DESCRIPTION OF THE TASK
Give back only the lines from the one that contains "Give me the matplotlib source for this chart." through the one that contains "clip_on=False, zorder=4, solid_capstyle='butt')", word for word and without images.

DATASET RECORDS

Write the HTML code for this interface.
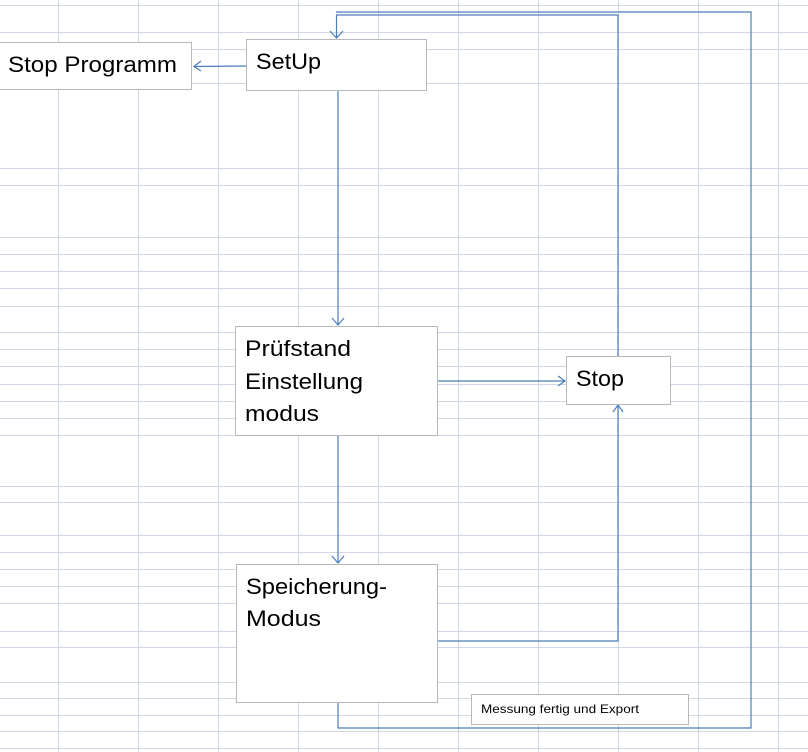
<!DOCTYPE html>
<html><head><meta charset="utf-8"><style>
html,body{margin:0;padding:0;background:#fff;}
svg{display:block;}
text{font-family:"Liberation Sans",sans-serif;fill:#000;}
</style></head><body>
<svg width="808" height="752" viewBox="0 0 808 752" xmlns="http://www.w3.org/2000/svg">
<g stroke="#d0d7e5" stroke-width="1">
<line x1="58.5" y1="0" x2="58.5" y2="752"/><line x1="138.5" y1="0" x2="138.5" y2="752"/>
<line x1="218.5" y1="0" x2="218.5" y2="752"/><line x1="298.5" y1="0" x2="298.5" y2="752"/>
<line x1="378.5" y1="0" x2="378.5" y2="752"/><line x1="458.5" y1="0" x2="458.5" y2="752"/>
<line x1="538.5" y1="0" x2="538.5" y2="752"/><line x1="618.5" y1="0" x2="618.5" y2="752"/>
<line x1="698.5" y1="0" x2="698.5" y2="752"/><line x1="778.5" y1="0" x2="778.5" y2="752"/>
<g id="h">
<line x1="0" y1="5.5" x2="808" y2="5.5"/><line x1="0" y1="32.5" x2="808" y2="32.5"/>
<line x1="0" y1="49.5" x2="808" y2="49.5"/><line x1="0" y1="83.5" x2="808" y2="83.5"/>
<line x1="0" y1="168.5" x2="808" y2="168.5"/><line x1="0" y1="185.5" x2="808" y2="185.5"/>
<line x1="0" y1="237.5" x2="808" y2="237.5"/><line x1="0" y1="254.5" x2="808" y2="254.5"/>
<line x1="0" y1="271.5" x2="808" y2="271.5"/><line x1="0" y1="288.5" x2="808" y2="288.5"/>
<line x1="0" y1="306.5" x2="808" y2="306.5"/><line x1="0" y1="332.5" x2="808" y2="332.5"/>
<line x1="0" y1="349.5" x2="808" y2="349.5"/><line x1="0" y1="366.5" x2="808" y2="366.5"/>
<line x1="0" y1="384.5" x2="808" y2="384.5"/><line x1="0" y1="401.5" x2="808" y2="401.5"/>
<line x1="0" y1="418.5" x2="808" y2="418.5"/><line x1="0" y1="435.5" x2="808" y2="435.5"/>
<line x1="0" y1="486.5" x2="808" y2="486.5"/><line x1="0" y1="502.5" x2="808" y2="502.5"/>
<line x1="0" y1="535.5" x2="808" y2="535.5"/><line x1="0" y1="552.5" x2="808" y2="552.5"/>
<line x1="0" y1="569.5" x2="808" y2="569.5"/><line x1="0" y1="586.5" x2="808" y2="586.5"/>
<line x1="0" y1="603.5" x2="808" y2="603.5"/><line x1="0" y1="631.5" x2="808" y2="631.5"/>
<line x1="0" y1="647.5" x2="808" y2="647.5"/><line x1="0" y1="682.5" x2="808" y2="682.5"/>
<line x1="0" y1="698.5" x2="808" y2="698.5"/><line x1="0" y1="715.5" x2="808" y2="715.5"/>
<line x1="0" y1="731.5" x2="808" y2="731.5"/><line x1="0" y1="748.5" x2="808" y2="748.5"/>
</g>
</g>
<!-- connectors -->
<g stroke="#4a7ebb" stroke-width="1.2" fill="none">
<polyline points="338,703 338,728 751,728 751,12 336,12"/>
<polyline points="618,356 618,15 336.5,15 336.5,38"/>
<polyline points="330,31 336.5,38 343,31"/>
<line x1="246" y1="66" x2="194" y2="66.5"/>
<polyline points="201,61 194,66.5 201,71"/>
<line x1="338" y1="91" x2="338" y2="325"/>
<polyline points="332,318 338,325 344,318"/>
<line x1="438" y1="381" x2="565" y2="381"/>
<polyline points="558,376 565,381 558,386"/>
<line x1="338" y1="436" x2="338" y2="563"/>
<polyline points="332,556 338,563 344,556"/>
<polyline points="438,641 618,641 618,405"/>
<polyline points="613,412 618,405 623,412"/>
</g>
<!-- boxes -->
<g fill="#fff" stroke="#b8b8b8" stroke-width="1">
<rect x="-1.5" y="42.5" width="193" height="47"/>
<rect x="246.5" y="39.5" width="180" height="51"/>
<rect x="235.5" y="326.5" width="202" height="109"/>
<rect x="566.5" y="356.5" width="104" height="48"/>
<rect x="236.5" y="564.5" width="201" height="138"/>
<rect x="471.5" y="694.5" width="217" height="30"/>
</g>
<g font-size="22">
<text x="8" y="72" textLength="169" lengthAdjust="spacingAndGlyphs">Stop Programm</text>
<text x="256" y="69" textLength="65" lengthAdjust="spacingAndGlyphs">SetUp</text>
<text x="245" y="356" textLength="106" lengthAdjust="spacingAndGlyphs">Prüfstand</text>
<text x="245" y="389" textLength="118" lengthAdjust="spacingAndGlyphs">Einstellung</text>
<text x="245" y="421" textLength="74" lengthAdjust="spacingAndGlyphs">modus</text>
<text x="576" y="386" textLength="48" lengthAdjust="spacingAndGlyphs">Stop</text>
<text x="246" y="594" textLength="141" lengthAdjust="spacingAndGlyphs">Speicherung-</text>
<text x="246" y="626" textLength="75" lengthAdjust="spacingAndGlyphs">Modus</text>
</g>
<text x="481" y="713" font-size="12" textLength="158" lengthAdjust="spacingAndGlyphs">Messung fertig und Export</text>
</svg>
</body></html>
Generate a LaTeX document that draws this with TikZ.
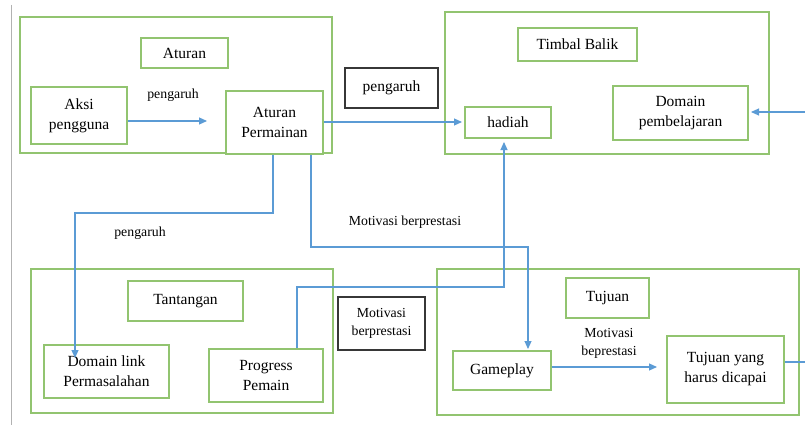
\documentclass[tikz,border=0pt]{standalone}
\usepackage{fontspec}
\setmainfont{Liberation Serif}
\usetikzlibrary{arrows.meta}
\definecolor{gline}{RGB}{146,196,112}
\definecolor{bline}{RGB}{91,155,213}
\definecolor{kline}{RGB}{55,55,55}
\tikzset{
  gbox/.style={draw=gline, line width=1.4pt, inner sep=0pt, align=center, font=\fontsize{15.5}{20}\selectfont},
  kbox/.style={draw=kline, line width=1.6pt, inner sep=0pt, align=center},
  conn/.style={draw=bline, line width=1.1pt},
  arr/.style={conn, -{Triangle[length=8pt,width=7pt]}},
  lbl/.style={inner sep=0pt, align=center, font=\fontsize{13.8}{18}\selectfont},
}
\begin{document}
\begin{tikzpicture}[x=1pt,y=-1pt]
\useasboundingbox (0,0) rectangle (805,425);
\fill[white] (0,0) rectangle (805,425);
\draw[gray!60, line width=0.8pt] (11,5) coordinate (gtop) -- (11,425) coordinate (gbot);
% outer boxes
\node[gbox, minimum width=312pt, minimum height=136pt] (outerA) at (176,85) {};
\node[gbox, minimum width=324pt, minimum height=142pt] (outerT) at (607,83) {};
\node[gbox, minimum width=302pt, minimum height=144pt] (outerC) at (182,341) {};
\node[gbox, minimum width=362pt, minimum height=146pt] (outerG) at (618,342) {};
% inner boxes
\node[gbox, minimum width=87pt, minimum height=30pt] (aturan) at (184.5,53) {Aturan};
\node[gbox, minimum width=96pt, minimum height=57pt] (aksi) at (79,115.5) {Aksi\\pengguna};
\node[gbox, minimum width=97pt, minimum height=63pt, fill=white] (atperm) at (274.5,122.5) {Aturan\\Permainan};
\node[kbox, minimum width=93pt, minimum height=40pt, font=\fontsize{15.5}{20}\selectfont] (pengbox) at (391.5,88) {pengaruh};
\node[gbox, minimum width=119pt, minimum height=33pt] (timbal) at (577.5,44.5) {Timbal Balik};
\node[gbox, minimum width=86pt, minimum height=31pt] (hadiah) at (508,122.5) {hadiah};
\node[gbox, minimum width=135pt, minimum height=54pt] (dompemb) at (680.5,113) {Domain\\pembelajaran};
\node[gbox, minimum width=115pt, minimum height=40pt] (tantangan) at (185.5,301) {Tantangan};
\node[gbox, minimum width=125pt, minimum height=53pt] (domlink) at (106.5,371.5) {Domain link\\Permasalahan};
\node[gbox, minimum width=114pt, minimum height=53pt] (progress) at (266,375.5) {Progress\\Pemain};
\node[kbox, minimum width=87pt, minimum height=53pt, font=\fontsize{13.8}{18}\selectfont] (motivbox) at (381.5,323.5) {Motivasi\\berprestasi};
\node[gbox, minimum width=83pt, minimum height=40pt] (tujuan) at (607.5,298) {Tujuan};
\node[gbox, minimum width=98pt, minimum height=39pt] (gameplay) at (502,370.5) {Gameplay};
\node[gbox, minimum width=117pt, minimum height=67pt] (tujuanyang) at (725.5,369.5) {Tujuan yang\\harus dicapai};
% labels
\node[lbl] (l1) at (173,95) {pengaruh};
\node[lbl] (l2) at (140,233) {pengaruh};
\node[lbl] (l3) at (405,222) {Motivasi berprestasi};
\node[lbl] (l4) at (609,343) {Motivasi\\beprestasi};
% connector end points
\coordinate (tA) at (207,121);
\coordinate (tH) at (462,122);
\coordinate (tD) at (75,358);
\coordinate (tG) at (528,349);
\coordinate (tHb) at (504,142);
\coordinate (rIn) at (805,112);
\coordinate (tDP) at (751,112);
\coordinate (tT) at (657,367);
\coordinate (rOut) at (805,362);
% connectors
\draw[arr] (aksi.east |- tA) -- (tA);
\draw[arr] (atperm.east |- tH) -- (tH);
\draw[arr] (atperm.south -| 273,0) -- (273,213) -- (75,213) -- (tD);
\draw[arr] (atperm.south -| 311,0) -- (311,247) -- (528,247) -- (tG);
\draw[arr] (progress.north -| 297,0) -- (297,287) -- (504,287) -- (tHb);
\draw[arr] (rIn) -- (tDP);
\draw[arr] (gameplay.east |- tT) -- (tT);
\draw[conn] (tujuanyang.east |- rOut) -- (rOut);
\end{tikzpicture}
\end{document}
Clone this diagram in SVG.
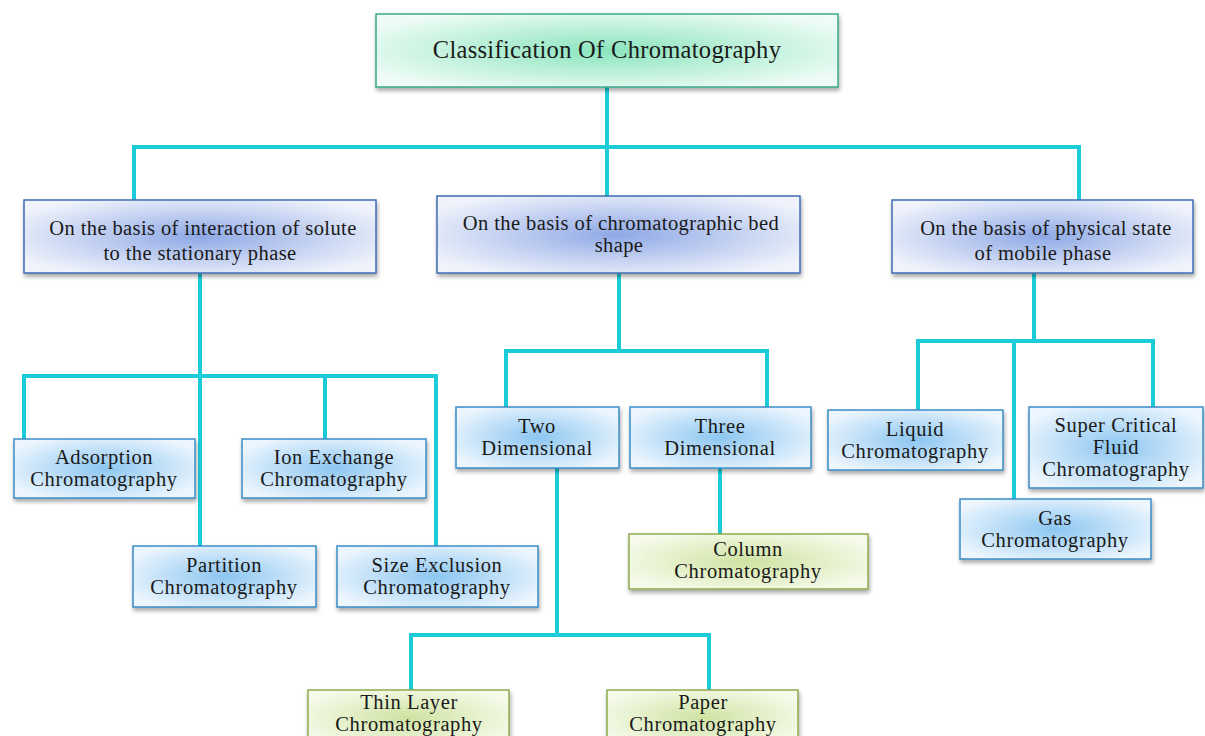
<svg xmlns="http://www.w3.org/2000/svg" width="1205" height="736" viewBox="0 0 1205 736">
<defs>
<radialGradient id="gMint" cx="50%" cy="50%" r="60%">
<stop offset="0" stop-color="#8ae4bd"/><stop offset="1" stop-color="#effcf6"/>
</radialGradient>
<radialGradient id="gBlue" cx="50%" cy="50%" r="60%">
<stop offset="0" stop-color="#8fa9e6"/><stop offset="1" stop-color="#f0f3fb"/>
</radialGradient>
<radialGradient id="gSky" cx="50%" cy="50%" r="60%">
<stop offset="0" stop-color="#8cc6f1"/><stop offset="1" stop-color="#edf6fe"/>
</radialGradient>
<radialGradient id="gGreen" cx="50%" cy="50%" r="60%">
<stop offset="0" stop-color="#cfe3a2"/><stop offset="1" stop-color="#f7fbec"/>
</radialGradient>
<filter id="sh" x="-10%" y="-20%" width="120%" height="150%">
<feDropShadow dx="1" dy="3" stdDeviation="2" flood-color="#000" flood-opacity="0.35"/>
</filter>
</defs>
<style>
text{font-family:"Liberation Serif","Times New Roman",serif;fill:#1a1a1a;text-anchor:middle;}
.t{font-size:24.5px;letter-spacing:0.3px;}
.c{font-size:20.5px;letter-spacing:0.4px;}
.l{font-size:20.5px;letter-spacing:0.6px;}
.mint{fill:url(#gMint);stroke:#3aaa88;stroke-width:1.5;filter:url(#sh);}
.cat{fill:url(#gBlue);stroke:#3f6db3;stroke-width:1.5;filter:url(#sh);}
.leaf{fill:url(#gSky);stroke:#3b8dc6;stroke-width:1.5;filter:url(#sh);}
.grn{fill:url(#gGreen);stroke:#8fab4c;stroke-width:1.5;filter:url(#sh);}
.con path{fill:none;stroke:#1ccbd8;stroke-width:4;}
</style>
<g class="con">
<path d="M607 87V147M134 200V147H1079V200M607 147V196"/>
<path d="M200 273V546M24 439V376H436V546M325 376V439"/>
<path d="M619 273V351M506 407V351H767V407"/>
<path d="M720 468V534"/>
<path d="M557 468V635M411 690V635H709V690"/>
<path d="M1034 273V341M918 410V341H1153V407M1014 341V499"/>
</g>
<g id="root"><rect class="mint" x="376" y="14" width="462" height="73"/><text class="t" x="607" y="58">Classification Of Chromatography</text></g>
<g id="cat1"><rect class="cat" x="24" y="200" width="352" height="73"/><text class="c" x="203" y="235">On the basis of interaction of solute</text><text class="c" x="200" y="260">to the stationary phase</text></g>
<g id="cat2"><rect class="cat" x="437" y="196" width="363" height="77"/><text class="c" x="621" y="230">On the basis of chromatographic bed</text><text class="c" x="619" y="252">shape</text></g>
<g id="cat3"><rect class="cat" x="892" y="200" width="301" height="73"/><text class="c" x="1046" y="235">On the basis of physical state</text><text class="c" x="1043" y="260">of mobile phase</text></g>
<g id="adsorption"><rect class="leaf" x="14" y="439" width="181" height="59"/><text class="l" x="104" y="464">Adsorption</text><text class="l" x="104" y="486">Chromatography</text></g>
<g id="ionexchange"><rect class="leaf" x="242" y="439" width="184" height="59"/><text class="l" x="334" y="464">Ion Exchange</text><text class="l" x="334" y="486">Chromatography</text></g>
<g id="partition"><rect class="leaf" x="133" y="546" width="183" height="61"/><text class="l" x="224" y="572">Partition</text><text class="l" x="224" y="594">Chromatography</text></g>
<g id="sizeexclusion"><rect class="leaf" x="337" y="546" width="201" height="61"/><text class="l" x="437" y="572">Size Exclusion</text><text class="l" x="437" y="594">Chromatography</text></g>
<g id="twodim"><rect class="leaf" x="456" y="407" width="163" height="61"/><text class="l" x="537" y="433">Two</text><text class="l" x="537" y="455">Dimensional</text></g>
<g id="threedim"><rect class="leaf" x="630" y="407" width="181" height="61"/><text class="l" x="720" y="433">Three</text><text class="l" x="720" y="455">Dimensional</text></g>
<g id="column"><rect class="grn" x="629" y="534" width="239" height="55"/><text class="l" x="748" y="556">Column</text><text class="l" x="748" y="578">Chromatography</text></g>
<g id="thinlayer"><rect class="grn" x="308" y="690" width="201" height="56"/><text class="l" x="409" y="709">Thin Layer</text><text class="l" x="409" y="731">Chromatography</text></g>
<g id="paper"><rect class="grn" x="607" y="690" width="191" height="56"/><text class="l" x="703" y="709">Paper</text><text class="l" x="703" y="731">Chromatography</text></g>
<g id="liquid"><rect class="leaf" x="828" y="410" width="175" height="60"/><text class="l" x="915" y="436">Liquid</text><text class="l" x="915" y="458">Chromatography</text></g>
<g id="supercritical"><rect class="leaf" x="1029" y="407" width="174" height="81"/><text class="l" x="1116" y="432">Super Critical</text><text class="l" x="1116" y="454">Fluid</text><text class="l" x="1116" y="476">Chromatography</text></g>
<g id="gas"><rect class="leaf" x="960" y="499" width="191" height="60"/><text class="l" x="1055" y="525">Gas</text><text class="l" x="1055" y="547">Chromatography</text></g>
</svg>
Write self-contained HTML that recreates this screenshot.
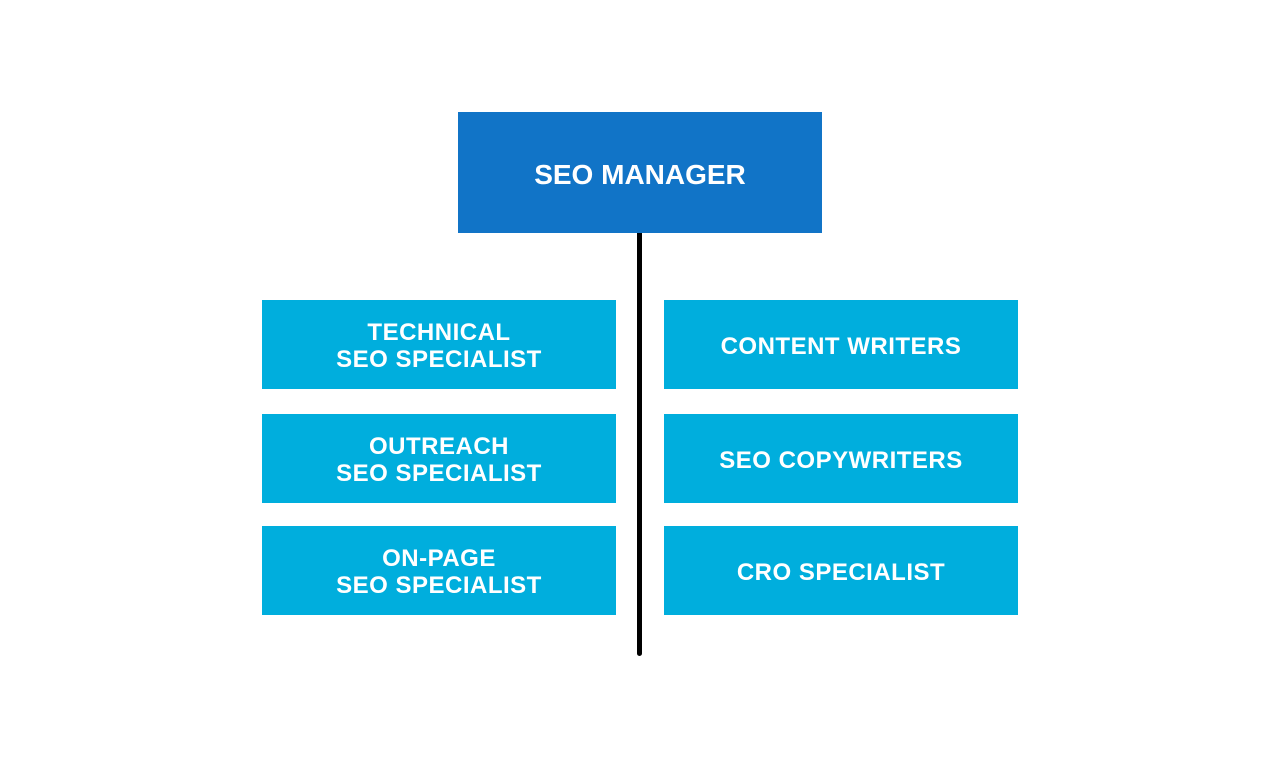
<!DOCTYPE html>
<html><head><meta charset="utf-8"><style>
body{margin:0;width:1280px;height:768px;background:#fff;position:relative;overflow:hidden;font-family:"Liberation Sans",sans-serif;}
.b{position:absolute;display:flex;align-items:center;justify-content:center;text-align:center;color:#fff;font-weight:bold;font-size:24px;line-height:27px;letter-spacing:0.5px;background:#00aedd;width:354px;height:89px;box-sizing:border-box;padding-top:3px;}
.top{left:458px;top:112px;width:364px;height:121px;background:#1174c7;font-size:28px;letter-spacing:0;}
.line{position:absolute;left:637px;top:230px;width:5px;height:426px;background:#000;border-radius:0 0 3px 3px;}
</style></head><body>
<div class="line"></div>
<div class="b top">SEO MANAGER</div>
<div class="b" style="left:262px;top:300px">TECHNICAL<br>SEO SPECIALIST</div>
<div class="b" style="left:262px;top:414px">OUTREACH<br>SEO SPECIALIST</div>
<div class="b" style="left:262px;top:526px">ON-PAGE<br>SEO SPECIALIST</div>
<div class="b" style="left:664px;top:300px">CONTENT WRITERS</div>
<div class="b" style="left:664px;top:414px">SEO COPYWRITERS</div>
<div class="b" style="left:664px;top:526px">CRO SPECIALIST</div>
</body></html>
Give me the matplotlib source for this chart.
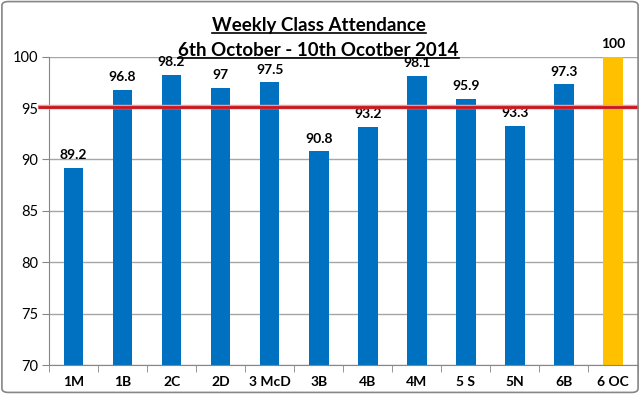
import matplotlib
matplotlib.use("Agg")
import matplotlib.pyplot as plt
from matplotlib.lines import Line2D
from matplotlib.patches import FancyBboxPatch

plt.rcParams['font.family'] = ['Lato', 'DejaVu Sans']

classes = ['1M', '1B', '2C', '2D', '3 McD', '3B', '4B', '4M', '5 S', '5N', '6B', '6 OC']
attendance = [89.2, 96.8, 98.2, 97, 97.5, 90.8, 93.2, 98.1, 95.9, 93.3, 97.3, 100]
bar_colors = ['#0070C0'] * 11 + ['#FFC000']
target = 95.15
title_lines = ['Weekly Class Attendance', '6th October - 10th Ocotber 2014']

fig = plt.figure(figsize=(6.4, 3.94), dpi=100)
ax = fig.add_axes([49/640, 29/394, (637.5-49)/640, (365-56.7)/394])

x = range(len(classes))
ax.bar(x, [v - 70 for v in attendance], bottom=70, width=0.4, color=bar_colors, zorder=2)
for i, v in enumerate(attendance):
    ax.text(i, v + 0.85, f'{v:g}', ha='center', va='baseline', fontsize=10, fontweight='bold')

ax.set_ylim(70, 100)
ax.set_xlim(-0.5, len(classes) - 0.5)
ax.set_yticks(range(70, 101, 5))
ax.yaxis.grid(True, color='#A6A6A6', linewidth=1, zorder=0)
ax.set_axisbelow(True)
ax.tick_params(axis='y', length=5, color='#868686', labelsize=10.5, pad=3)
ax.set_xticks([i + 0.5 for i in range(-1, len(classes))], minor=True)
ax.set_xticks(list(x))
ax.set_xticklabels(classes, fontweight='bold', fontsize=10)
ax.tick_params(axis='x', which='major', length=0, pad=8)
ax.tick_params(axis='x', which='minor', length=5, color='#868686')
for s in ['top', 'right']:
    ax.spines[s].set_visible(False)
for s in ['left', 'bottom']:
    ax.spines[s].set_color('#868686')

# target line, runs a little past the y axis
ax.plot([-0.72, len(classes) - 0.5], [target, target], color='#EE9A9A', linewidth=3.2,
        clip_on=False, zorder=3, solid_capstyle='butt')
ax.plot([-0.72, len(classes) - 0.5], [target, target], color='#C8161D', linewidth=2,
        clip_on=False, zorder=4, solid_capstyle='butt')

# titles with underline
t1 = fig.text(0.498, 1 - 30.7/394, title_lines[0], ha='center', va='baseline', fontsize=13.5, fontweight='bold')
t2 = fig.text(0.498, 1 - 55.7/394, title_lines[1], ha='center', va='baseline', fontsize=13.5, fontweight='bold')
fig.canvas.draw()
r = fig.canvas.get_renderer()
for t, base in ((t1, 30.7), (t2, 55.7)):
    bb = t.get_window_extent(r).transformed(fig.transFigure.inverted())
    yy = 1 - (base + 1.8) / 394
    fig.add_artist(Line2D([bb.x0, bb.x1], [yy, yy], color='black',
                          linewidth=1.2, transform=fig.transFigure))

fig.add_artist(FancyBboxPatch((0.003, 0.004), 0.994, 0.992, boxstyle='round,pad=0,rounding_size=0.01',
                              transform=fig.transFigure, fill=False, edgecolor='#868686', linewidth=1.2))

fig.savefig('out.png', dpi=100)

TASK ANSWER
Give me the matplotlib source for this chart.
import matplotlib
matplotlib.use("Agg")
import matplotlib.pyplot as plt
from matplotlib.lines import Line2D
from matplotlib.patches import FancyBboxPatch

plt.rcParams['font.family'] = ['Lato', 'DejaVu Sans']

classes = ['1M', '1B', '2C', '2D', '3 McD', '3B', '4B', '4M', '5 S', '5N', '6B', '6 OC']
attendance = [89.2, 96.8, 98.2, 97, 97.5, 90.8, 93.2, 98.1, 95.9, 93.3, 97.3, 100]
bar_colors = ['#0070C0'] * 11 + ['#FFC000']
target = 95.15
title_lines = ['Weekly Class Attendance', '6th October - 10th Ocotber 2014']

fig = plt.figure(figsize=(6.4, 3.94), dpi=100)
ax = fig.add_axes([49/640, 29/394, (637.5-49)/640, (365-56.7)/394])

x = range(len(classes))
ax.bar(x, [v - 70 for v in attendance], bottom=70, width=0.4, color=bar_colors, zorder=2)
for i, v in enumerate(attendance):
    ax.text(i, v + 0.85, f'{v:g}', ha='center', va='baseline', fontsize=10, fontweight='bold')

ax.set_ylim(70, 100)
ax.set_xlim(-0.5, len(classes) - 0.5)
ax.set_yticks(range(70, 101, 5))
ax.yaxis.grid(True, color='#A6A6A6', linewidth=1, zorder=0)
ax.set_axisbelow(True)
ax.tick_params(axis='y', length=5, color='#868686', labelsize=10.5, pad=3)
ax.set_xticks([i + 0.5 for i in range(-1, len(classes))], minor=True)
ax.set_xticks(list(x))
ax.set_xticklabels(classes, fontweight='bold', fontsize=10)
ax.tick_params(axis='x', which='major', length=0, pad=8)
ax.tick_params(axis='x', which='minor', length=5, color='#868686')
for s in ['top', 'right']:
    ax.spines[s].set_visible(False)
for s in ['left', 'bottom']:
    ax.spines[s].set_color('#868686')

# target line, runs a little past the y axis
ax.plot([-0.72, len(classes) - 0.5], [target, target], color='#EE9A9A', linewidth=3.2,
        clip_on=False, zorder=3, solid_capstyle='butt')
ax.plot([-0.72, len(classes) - 0.5], [target, target], color='#C8161D', linewidth=2,
        clip_on=False, zorder=4, solid_capstyle='butt')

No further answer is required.